Pour que cette procédure fonctionne bien, il est essentiel de trier les textes importants. C'est une responsabilité de notre commission. Nous examinons systématiquement les projets d'actes européens. Cet examen se fait pour l'essentiel par procédure écrite, afin de ne pas encombrer nos réunions. Plus de 90 % des textes européens sont examinés de cette manière.
À côté du contrôle exercé par le biais des résolutions, une deuxième forme de contrôle du Gouvernement est constituée par les débats en séance plénière. Nous avons un débat en séance plénière du Sénat avant chaque réunion du Conseil européen ; après la réunion, le ministre vient devant la commission des affaires européennes pour rendre compte des résultats. Nous avons également une procédure particulière de questions au Gouvernement en séance plénière pour les affaires européennes. Elle est utilisée en moyenne deux fois par an pour un sujet important. Par exemple, le 15 novembre prochain, nous aurons un débat, dans le cadre de cette procédure, sur le processus d'élargissement de l'Union.

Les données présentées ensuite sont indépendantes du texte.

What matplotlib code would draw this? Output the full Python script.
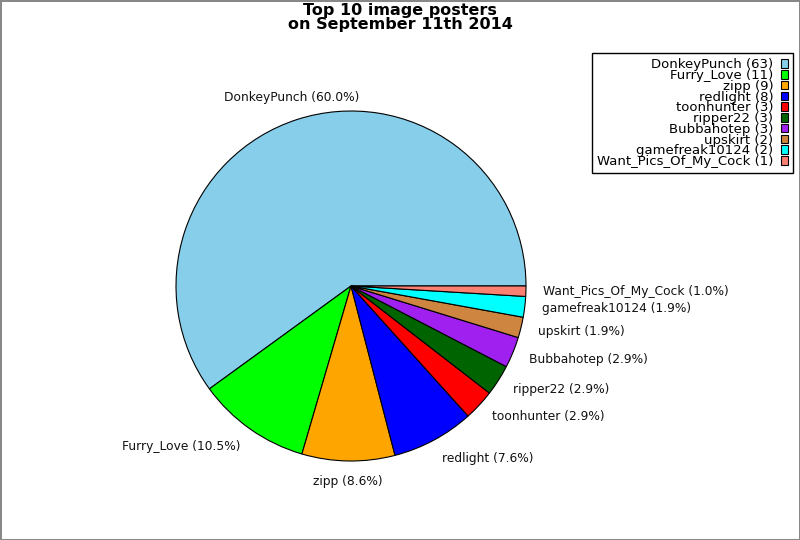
import matplotlib
matplotlib.use("Agg")
import matplotlib.pyplot as plt

names = ["DonkeyPunch", "Furry_Love", "zipp", "redlight", "toonhunter",
         "ripper22", "Bubbahotep", "upskirt", "gamefreak10124", "Want_Pics_Of_My_Cock"]
counts = [63, 11, 9, 8, 3, 3, 3, 2, 2, 1]
colors = ["#87CEEB", "#00FF00", "#FFA500", "#0000FF", "#FF0000",
          "#006400", "#A020F0", "#CD853F", "#00FFFF", "#FA8072"]
title = "Top 10 image posters\non September 11th 2014"

total = sum(counts)
pie_labels = [f"{n} ({c / total * 100:.1f}%)" for n, c in zip(names, counts)]
legend_labels = [f"{n} ({c})" for n, c in zip(names, counts)]

W, H = 800, 540
fig = plt.figure(figsize=(W / 100, H / 100), dpi=100)
fig.patch.set_edgecolor("#888888")
fig.patch.set_linewidth(2)

cx, cy, r = 351, 286, 175
ax = fig.add_axes([(cx - r) / W, (H - cy - r) / H, 2 * r / W, 2 * r / H])
wedges, texts = ax.pie(counts, labels=pie_labels, colors=colors, startangle=0,
                       counterclock=True, labeldistance=1.1,
                       wedgeprops=dict(edgecolor="black", linewidth=0.8),
                       textprops=dict(fontsize=8.8, color="#111111"))
ax.set_xlim(-1, 1)
ax.set_ylim(-1, 1)
ax.set_aspect("auto")
ax.axis("off")
for t in texts:
    x, y = t.get_position()
    t.set_clip_on(False)
    if abs(x) < 0.4:
        t.set_ha("center")
    t.set_va("center")
    if y > 0.8:
        t.set_y(y + 0.03)
    elif y < -0.8:
        t.set_y(y - 0.015)

fig.text(0.5, 1 - 17.5 / H, title, ha="center", va="center", fontsize=11.5,
         fontweight="bold", linespacing=0.92)

leg = fig.legend(wedges, legend_labels, loc="upper right",
                 bbox_to_anchor=(793 / W, 1 - 53 / H), markerfirst=False,
                 fontsize=9.5, labelspacing=-0.17, handlelength=0.5,
                 handleheight=0.6, handletextpad=0.6, borderpad=0.4,
                 borderaxespad=0, fancybox=False, framealpha=1,
                 edgecolor="black")
leg.get_frame().set_linewidth(1)
for t in leg.get_texts():
    t.set_ha("right")

fig.savefig("out.png", dpi=100)
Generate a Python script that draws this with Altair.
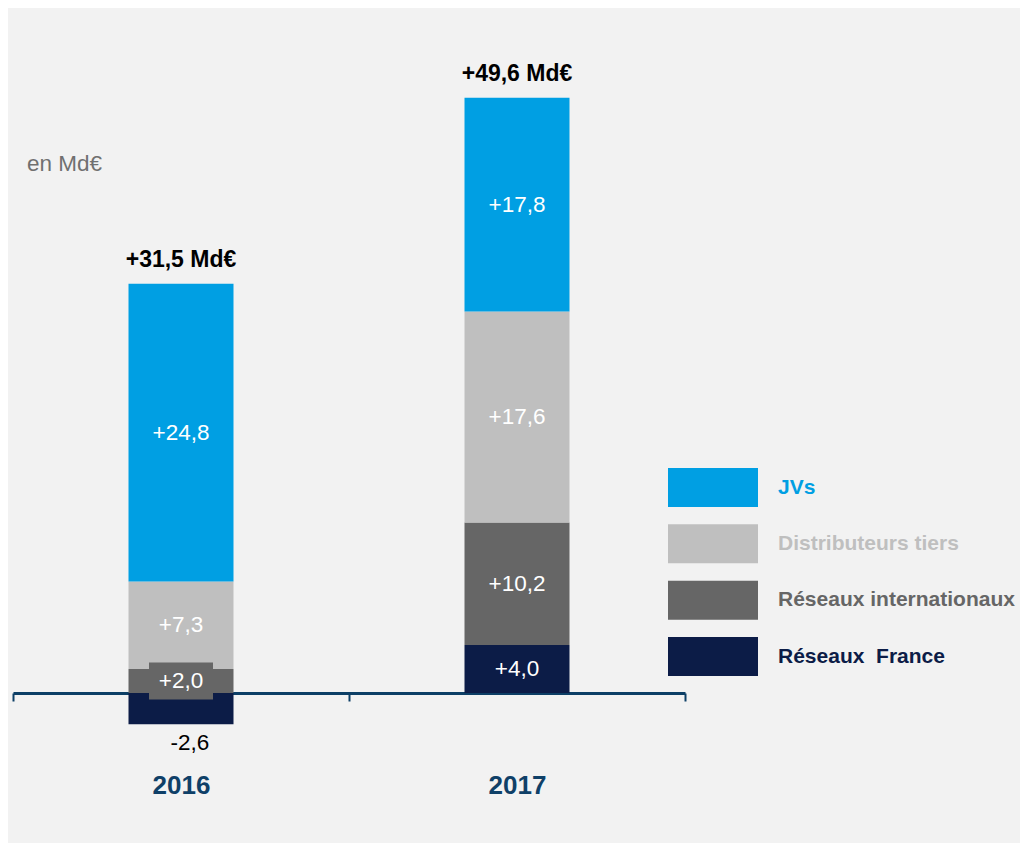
import altair as alt
import pandas as pd

# ---- data ----
years = ["2016", "2017"]
series = ["Réseaux \u00a0France", "Réseaux internationaux", "Distributeurs tiers", "JVs"]  # bottom -> top
colors = ["#0c1c47", "#666666", "#bfbfbf", "#009fe3"]
values_2016 = [-2.6, 2.0, 7.3, 24.8]
values_2017 = [4.0, 10.2, 17.6, 17.8]
label_colors_2016 = ["#000000", "#ffffff", "#ffffff", "#ffffff"]
label_colors_2017 = ["#ffffff", "#ffffff", "#ffffff", "#ffffff"]
boxed_labels = [("2016", "Réseaux internationaux")]
unit_label = "en Md€"
total_suffix = " Md€"

FONT = "Liberation Sans"


def fmt(v):
    return f"{v:+.1f}".replace(".", ",")


rows = []
totals = []
for yr, vals, lcols in [("2016", values_2016, label_colors_2016),
                        ("2017", values_2017, label_colors_2017)]:
    pos, neg = 0.0, 0.0
    for s, v, lc in zip(series, vals, lcols):
        if v >= 0:
            y0, y1 = pos, pos + v
            pos = y1
        else:
            y0, y1 = neg, neg + v
            neg = y1
        rows.append({"year": yr, "series": s, "value": v, "y0": y0, "y1": y1,
                     "mid": (y0 + y1) / 2, "label": fmt(v), "lcolor": lc,
                     "boxed": (yr, s.replace("\u00a0", " ")) in boxed_labels})
    totals.append({"year": yr, "top": pos, "label": fmt(sum(vals)) + total_suffix})

df = pd.DataFrame(rows)
tot = pd.DataFrame(totals)
legend_df = pd.DataFrame({"series": series[::-1]})

yscale = alt.Scale(domain=[-10, 55], nice=False, zero=False)
xscale = alt.Scale(paddingInner=0, paddingOuter=0)
cscale = alt.Scale(domain=series, range=colors)

X = alt.X("year:N", scale=xscale, title=None,
          axis=alt.Axis(orient="bottom", offset=-120, domainColor="#0d3f66",
                        domainWidth=3, tickBand="extent", tickColor="#0d3f66",
                        tickWidth=2, tickSize=8, labelPadding=71, labelAngle=0,
                        labelFont=FONT, labelFontSize=26, labelFontWeight="bold",
                        labelColor="#0f4068", grid=False))
Xn = alt.X("year:N", scale=xscale, title=None)

bars = alt.Chart(df).mark_bar(size=105).encode(
    x=X,
    y=alt.Y("y0:Q", scale=yscale, axis=None),
    y2="y1:Q",
    color=alt.Color("series:N", scale=cscale, legend=None),
)

box = alt.Chart(df).transform_filter("datum.boxed").mark_point(
    shape="M-1,-0.578L1,-0.578L1,0.578L-1,0.578Z", size=4096,
    filled=True, opacity=1, strokeWidth=0, color="#666666"
).encode(x=Xn, y=alt.Y("mid:Q", scale=yscale, axis=None))

inside = alt.Chart(df).transform_filter("datum.value >= 0").mark_text(
    fontSize=22.5, font=FONT, baseline="middle", align="center"
).encode(
    x=Xn, y=alt.Y("mid:Q", scale=yscale, axis=None), text="label:N",
    color=alt.Color("lcolor:N", scale=None),
)

outside = alt.Chart(df).transform_filter("datum.value < 0").mark_text(
    fontSize=22.5, font=FONT, baseline="top", align="center", dy=8, dx=9
).encode(
    x=Xn, y=alt.Y("y1:Q", scale=yscale, axis=None), text="label:N",
    color=alt.Color("lcolor:N", scale=None),
)

total_text = alt.Chart(tot).mark_text(
    fontSize=23, font=FONT, fontWeight="bold", baseline="alphabetic",
    align="center", dy=-17, color="#000000"
).encode(x=Xn, y=alt.Y("top:Q", scale=yscale, axis=None), text="label:N")

main = alt.layer(bars, box, inside, outside, total_text)

ly = alt.Y("series:N", sort=series[::-1],
           scale=alt.Scale(type="point", range=[454.5, 623.5], padding=0), axis=None)

swatches = alt.Chart(legend_df).mark_point(
    shape="M-1,-0.4333L1,-0.4333L1,0.4333L-1,0.4333Z", size=8100,
    filled=True, opacity=1, strokeWidth=0
).encode(x=alt.value(700), y=ly,
         color=alt.Color("series:N", scale=cscale, legend=None))

legend_text = alt.Chart(legend_df).mark_text(
    align="left", baseline="middle", fontSize=21, fontWeight="bold", font=FONT
).encode(x=alt.value(765), y=ly, text="series:N",
         color=alt.Color("series:N", scale=cscale, legend=None))

legend = alt.layer(swatches, legend_text)

chart = alt.layer(main, legend).resolve_scale(y="independent").properties(
    width=672, height=780,
    padding={"left": 5, "top": 25, "right": 335, "bottom": 30},
    autosize=alt.AutoSizeParams(type="none"),
    background="#f2f2f2",
    title=alt.Title(unit_label, anchor="start", frame="group", orient="top",
                    fontSize=22.5, font=FONT, fontWeight="normal", color="#707070",
                    dx=14, dy=142, offset=0),
).configure_view(stroke=None)

chart.save("out.html", embed_options={"renderer": "svg", "actions": False})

? À côté du contrôle de la politique européenne du Gouvernement, de nouvelles formes de contrôle, comme vous le savez, sont apparues ces dernières années, qui mettent directement en contact les parlements nationaux et les institutions européennes. C'est un aspect dans lequel le rôle de notre commission est très important.
Pour l'« initiative Barroso » - le dialogue direct avec la Commission européenne - c'est notre commission qui est compétente.
Pour le contrôle de subsidiarité, mis en place par le traité de Lisbonne, nous sommes dans une situation paradoxale, car le Sénat n'a pas encore pris en compte cette nouvelle forme de contrôle dans son Règlement. Dans la pratique, notre commission adopte des projets d'« avis motivés », puis nous demandons à la commission législative compétente si elle est d'accord ou du moins ne s'oppose pas. Pour l'instant, nous n'avons pas encore beaucoup utilisé cette nouvelle possibilité.
? Enfin, la commission des affaires européennes est très attachée à la dimension interparlementaire de l'Union. Nous participons activement à la COSAC, à l'assemblée euro-méditerranéenne, et aux réunions conjointes Parlement européen/parlements nationaux.
J'ai essayé de présenter brièvement les principaux aspects du rôle européen du Sénat. J'imagine que beaucoup de nos préoccupations sont communes avec celles de la commission que vous présidez, mais j'imagine aussi qu'il existe des solutions différentes pour la législation et le contrôle en matière européenne. J'observe par exemple que votre commission est compétente pour contrôler l'emploi des fonds européens. Nous n'avons pas, pour notre part, de compétence dans ce domaine et il serait intéressant pour nous, par exemple, de connaître comment vous exercez cette fonction.